Last week I wrote here on the association between blood type and gastric acid secretion. The conclusion was that Blood Type O produces the highest amount of gastric acid—especially secretors (people with the FUT2 gene that means they secrete their blood type into other types of bodily fluids besides just blood—such as digestive juices, for instance. About 80% of the population are secretors.) By contrast, Type A produces the lowest amount of gastric acid.
Blood Types and the Microbiome
There is also growing evidence that your blood type plays a profound role in the composition of your gut microbiome, but there is a greater difference between secretors and non-secretors than there is between the individual secretor blood types (A, B, AB, or O).
But why?
It’s possible that this might be in part due to the alteration of gastric secretions—lower stomach acid can render the terrain more favorable to bacterial overgrowth. I haven’t been able to find specific studies to demonstrate higher risks of certain blood types for SIBO, but this study does say that “blood group A antigens in the secretor subjects are associated with an expansion families of bacteria within the gut.” This was my theory, too: you’d think those with lower gastric acid production would be at higher risk, and we’ve established that those individuals are Blood Type A (or, presumably, anybody who has been taking acid-blocking medications for any length of time).
According to Dr D’Adamo, there is another reason why blood type influences the microbiome composition, at least in the case of secretors.
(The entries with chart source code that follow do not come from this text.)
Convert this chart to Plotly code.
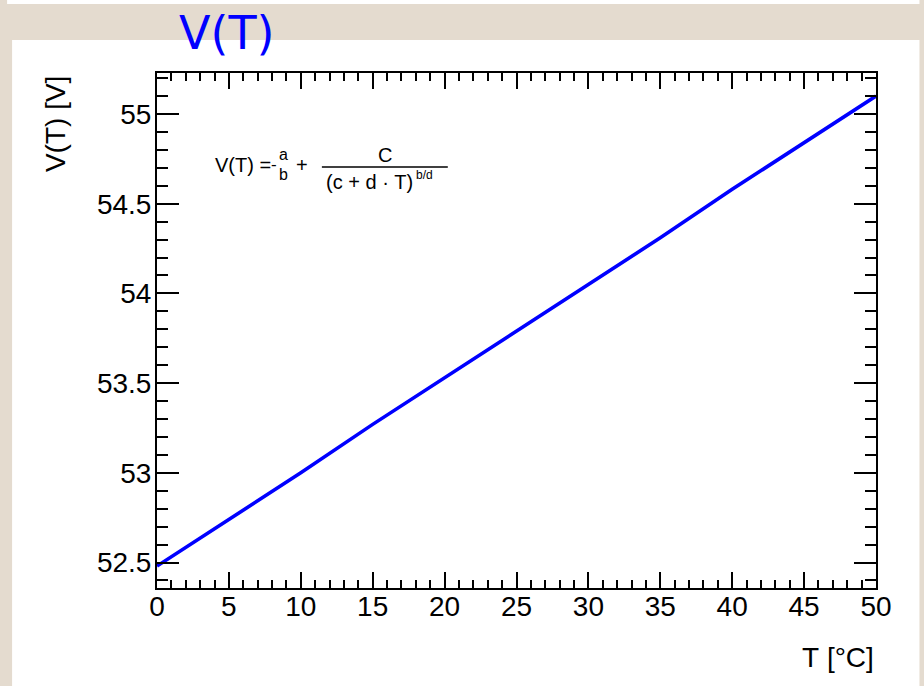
import plotly.graph_objects as go

# Bias voltage as a function of temperature
temperature_c = [0, 5, 10, 15, 20, 25, 30, 35, 40, 45, 50]
voltage_v = [52.48, 52.74, 53.00, 53.27, 53.53, 53.79, 54.05, 54.31, 54.58, 54.84, 55.10]

x_tick_vals = [0, 5, 10, 15, 20, 25, 30, 35, 40, 45, 50]
x_tick_text = ["0", "5", "10", "15", "20", "25", "30", "35", "40", "45", "50"]
y_tick_vals = [52.5, 53.0, 53.5, 54.0, 54.5, 55.0]
y_tick_text = ["52.5", "53", "53.5", "54", "54.5", "55"]

W, H = 924, 686
L, R, T, B = 157, 47.5, 73, 98
PW, PH = W - L - R, H - T - B


def px(x):
    return (x - L) / PW


def py(y):
    return (H - B - y) / PH


FONT = "Liberation Sans, Arial, Helvetica, sans-serif"

fig = go.Figure()
fig.add_trace(go.Scatter(
    x=temperature_c, y=voltage_v, mode="lines",
    line=dict(color="#0000ff", width=3.6),
    showlegend=False, hoverinfo="skip",
))

axis_common = dict(
    showline=True, linecolor="black", linewidth=2, mirror="allticks",
    ticks="inside", tickcolor="black", tickwidth=2,
    showgrid=False, zeroline=False,
    tickfont=dict(family=FONT, size=28, color="black"),
)

fig.update_xaxes(
    range=[0, 50], tickmode="array", tickvals=x_tick_vals, ticktext=x_tick_text,
    ticklen=16, ticklabelstandoff=-8,
    minor=dict(ticks="inside", dtick=1, tick0=0, ticklen=8, tickwidth=1.5, tickcolor="black"),
    **axis_common,
)
fig.update_yaxes(
    range=[52.358, 55.2285], tickmode="array", tickvals=y_tick_vals, ticktext=y_tick_text,
    ticklen=22, ticklabelstandoff=-2,
    minor=dict(ticks="inside", dtick=0.1, tick0=52.5, ticklen=11, tickwidth=1.5, tickcolor="black"),
    **axis_common,
)

shapes = [
    # white canvas panel
    dict(type="rect", xref="paper", yref="paper", layer="below",
         x0=px(12), x1=px(920), y0=py(40), y1=py(700),
         fillcolor="white", line=dict(width=0)),
    dict(type="rect", xref="paper", yref="paper", layer="below",
         x0=px(7), x1=px(920), y0=py(0), y1=py(4),
         fillcolor="white", line=dict(width=0)),
    # main fraction bar of the formula
    dict(type="line", xref="paper", yref="paper",
         x0=px(322), x1=px(448), y0=py(167), y1=py(167),
         line=dict(color="black", width=1.4)),
]

ann = []


def label(text, x, y, size, xanchor="center", color="black", family=FONT, angle=0):
    ann.append(dict(text=text, x=px(x), y=py(y), xref="paper", yref="paper",
                    xanchor=xanchor, yanchor="middle", showarrow=False,
                    textangle=angle,
                    font=dict(family=family, size=size, color=color)))


NB = "\u00a0"
label("V(T)", 227, 33, 46, color="#0000ff", family="DejaVu Sans")
label("V(T)" + NB + "[V]", 55, 124, 28, angle=-90)
label("T" + NB + "[°C]", 877, 657, 28, xanchor="right")
label("V(T)" + NB + "=", 213, 164.5, 20, xanchor="left")
label("-", 274, 164, 17)
label("a", 284, 154, 16)
label("b", 284, 174, 16)
label("+", 302, 165, 20)
label("C", 385, 155, 20)
label("(c" + NB + "+" + NB + "d" + NB + "·" + NB + "T)", 370, 181.5, 20)
label("b/d", 414, 175, 12, xanchor="left")

fig.update_layout(
    width=W, height=H, autosize=False,
    margin=dict(l=L, r=R, t=T, b=B, pad=0),
    paper_bgcolor="#e4dbcf", plot_bgcolor="white",
    shapes=shapes, annotations=ann,
)

fig.write_html("out.html")
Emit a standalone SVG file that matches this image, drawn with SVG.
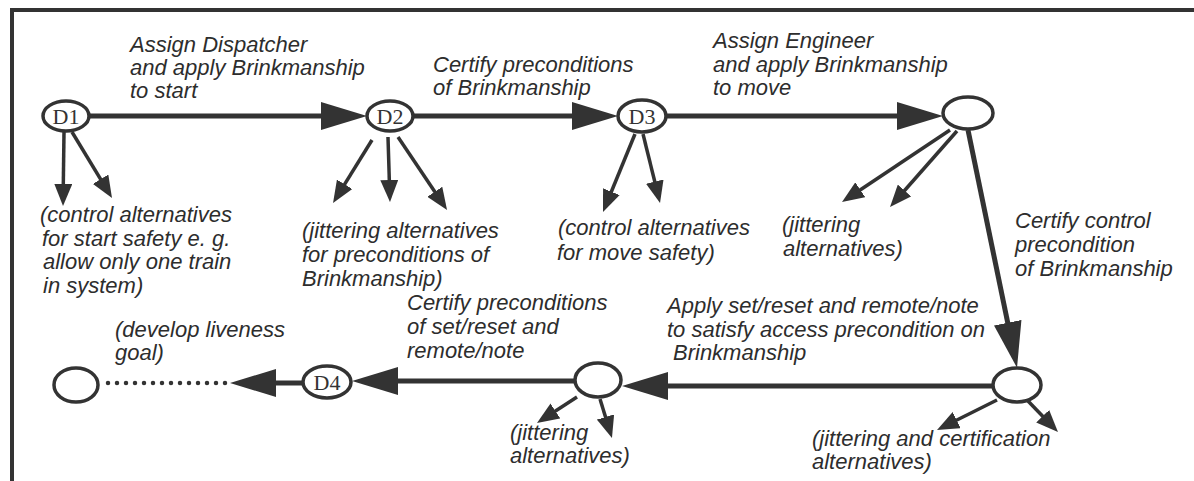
<svg xmlns="http://www.w3.org/2000/svg" width="1194" height="481" viewBox="0 0 1194 481">
  <style>
    .frame { stroke: #333; stroke-width: 4; fill: none; }
    .node { fill: #fff; stroke: #333; stroke-width: 3.5; }
    .nid { font-family: "Liberation Serif", serif; font-size: 22px; fill: #333; text-anchor: middle; }
    .main { stroke: #333; stroke-width: 5; fill: none; }
    .alt { stroke: #333; stroke-width: 3.5; fill: none; }
    .dots { stroke: #333; stroke-width: 4.5; stroke-linecap: round; stroke-dasharray: 0 9; fill: none; }
    .lbl { font-family: "Liberation Sans", Arial, sans-serif; font-style: italic; font-size: 22px; fill: #2d2d2d; }
  </style>
  <defs>
    <marker id="bigHead" markerUnits="userSpaceOnUse" viewBox="0 0 46 28" markerWidth="46" markerHeight="28" refX="36" refY="14" orient="auto">
      <path d="M0,0 L46,14 L0,28 z" fill="#333"/>
    </marker>
    <marker id="smallHead" markerUnits="userSpaceOnUse" viewBox="0 0 22 18" markerWidth="22" markerHeight="18" refX="16" refY="9" orient="auto">
      <path d="M0,0 L22,9 L0,18 z" fill="#333"/>
    </marker>
  </defs>

  <rect width="1194" height="481" fill="#fff"/>

  <!-- outer frame: top and left rules -->
  <path class="frame" d="M12,481 V10 H1194"/>

  <!-- connectors -->
  <g id="connectors">
    <line class="main" x1="90" y1="116" x2="357" y2="116" marker-end="url(#bigHead)"/>
    <line class="main" x1="414" y1="116" x2="608" y2="116" marker-end="url(#bigHead)"/>
    <line class="main" x1="667" y1="116" x2="933" y2="116" marker-end="url(#bigHead)"/>
    <line class="main" x1="968" y1="130" x2="1015" y2="358" marker-end="url(#bigHead)"/>
    <line class="main" x1="993" y1="386" x2="632" y2="386" marker-end="url(#bigHead)"/>
    <line class="main" x1="575" y1="381" x2="362" y2="381" marker-end="url(#bigHead)"/>
    <line class="main" x1="303" y1="383" x2="240" y2="383" marker-end="url(#bigHead)"/>
    <line class="dots" x1="108" y1="383" x2="226" y2="383"/>

    <!-- alternative branches -->
    <line class="alt" x1="64" y1="132" x2="63.1" y2="200" marker-end="url(#smallHead)"/>
    <line class="alt" x1="72" y1="132" x2="108.9" y2="192.9" marker-end="url(#smallHead)"/>

    <line class="alt" x1="372" y1="140" x2="336.2" y2="197.9" marker-end="url(#smallHead)"/>
    <line class="alt" x1="388" y1="137" x2="389.8" y2="196" marker-end="url(#smallHead)"/>
    <line class="alt" x1="398" y1="137" x2="443.7" y2="205" marker-end="url(#smallHead)"/>

    <line class="alt" x1="635" y1="134" x2="605.3" y2="206.5" marker-end="url(#smallHead)"/>
    <line class="alt" x1="643" y1="134" x2="658.6" y2="197.2" marker-end="url(#smallHead)"/>

    <line class="alt" x1="950" y1="130" x2="847" y2="198.7" marker-end="url(#smallHead)"/>
    <line class="alt" x1="957" y1="131" x2="894" y2="202.5" marker-end="url(#smallHead)"/>

    <line class="alt" x1="577" y1="397" x2="542" y2="419.7" marker-end="url(#smallHead)"/>
    <line class="alt" x1="600" y1="399" x2="610.2" y2="432.3" marker-end="url(#smallHead)"/>

    <line class="alt" x1="997" y1="400" x2="942.4" y2="427.3" marker-end="url(#smallHead)"/>
    <line class="alt" x1="1028" y1="401" x2="1053.8" y2="427.7" marker-end="url(#smallHead)"/>
  </g>

  <!-- nodes -->
  <g id="D1"><ellipse class="node" cx="66" cy="116" rx="23" ry="15"/><text class="nid" x="66" y="124">D1</text></g>
  <g id="D2"><ellipse class="node" cx="390" cy="116" rx="23" ry="15"/><text class="nid" x="390" y="124">D2</text></g>
  <g id="D3"><ellipse class="node" cx="642" cy="116" rx="24" ry="16"/><text class="nid" x="642" y="124">D3</text></g>
  <g id="engineer"><ellipse class="node" cx="968" cy="113" rx="25" ry="16"/></g>
  <g id="control-cert"><ellipse class="node" cx="1017" cy="385" rx="24" ry="17"/></g>
  <g id="setreset-cert"><ellipse class="node" cx="598" cy="380" rx="23" ry="17"/></g>
  <g id="D4"><ellipse class="node" cx="327" cy="382" rx="24" ry="16"/><text class="nid" x="327" y="390">D4</text></g>
  <g id="liveness"><ellipse class="node" cx="76" cy="385" rx="22" ry="17"/></g>

  <!-- labels -->
  <g id="labels">
    <text class="lbl" x="130" y="52">Assign Dispatcher</text>
    <text class="lbl" x="130" y="75">and apply Brinkmanship</text>
    <text class="lbl" x="130" y="98">to start</text>

    <text class="lbl" x="433" y="72">Certify preconditions</text>
    <text class="lbl" x="433" y="95">of Brinkmanship</text>

    <text class="lbl" x="713" y="48">Assign Engineer</text>
    <text class="lbl" x="713" y="72">and apply Brinkmanship</text>
    <text class="lbl" x="713" y="95">to move</text>

    <text class="lbl" x="40" y="222">(control alternatives</text>
    <text class="lbl" x="42" y="246">for start safety e. g.</text>
    <text class="lbl" x="43" y="269">allow only one train</text>
    <text class="lbl" x="43" y="293">in system)</text>

    <text class="lbl" x="302" y="238">(jittering alternatives</text>
    <text class="lbl" x="302" y="262">for preconditions of</text>
    <text class="lbl" x="302" y="286">Brinkmanship)</text>

    <text class="lbl" x="558" y="235">(control alternatives</text>
    <text class="lbl" x="557" y="260">for move safety)</text>

    <text class="lbl" x="782" y="232">(jittering</text>
    <text class="lbl" x="783" y="256">alternatives)</text>

    <text class="lbl" x="1015" y="228">Certify control</text>
    <text class="lbl" x="1015" y="252">precondition</text>
    <text class="lbl" x="1015" y="276">of Brinkmanship</text>

    <text class="lbl" x="667" y="313">Apply set/reset and remote/note</text>
    <text class="lbl" x="667" y="337">to satisfy access precondition on</text>
    <text class="lbl" x="673" y="360">Brinkmanship</text>

    <text class="lbl" x="407" y="310">Certify preconditions</text>
    <text class="lbl" x="407" y="334">of set/reset and</text>
    <text class="lbl" x="407" y="358">remote/note</text>

    <text class="lbl" x="115" y="337">(develop liveness</text>
    <text class="lbl" x="115" y="360">goal)</text>

    <text class="lbl" x="510" y="440">(jittering</text>
    <text class="lbl" x="510" y="463">alternatives)</text>

    <text class="lbl" x="812" y="446">(jittering and certification</text>
    <text class="lbl" x="812" y="469">alternatives)</text>
  </g>
</svg>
Certain bacteria are able to metabolize the antigens expressed that indicate blood type and use it as food–different bacteria for different blood types. And as we all know, what you feed, grows.
It’s also quite clear that your blood type influences susceptibility to various different types of infectious disease. This makes sense, since your microbiome plays a key role in protecting you against foreign invaders.
Evidence for the Blood Type Diet?
As a reminder, the Blood Type Diet is based on the idea that lectins (or tiny proteins) on certain foods cross-react with the antigens produced by certain blood types, producing agglutination (sticking together) of red blood cells, and therefore cellular damage and inflammation.
On one hand, we know that the process of digestion and cooking destroys most lectins in our foods—most, but not all. But in the case of secretors, some of those lectins will come in contact with blood antigens in the digestive tract itself. And we do have evidence that lectins from food interact with blood antigens—potentially causing agglutination. If this is the case, it does stand to reason that the resulting inflammation might serve as a trigger for leaky gut syndrome. Once this occurs, some of those lectins that might otherwise have been destroyed in digestion could wander far and wide throughout the body (along with lipopolysaccharides, or LPS, which would certainly also contribute to inflammation.)
The Upshot
Your microbiome is a big deal. It’s critically important to your immune system, helping to defend you against foreign invaders, and also teaching it to recognize friend versus foe. This helps to protect you against allergies and autoimmunity.
While the jury is still out on whether following the blood type diet can improve your health, the number of recent studies indicating an effect of blood type on microflora certainly suggest that the need for further large-scale studies.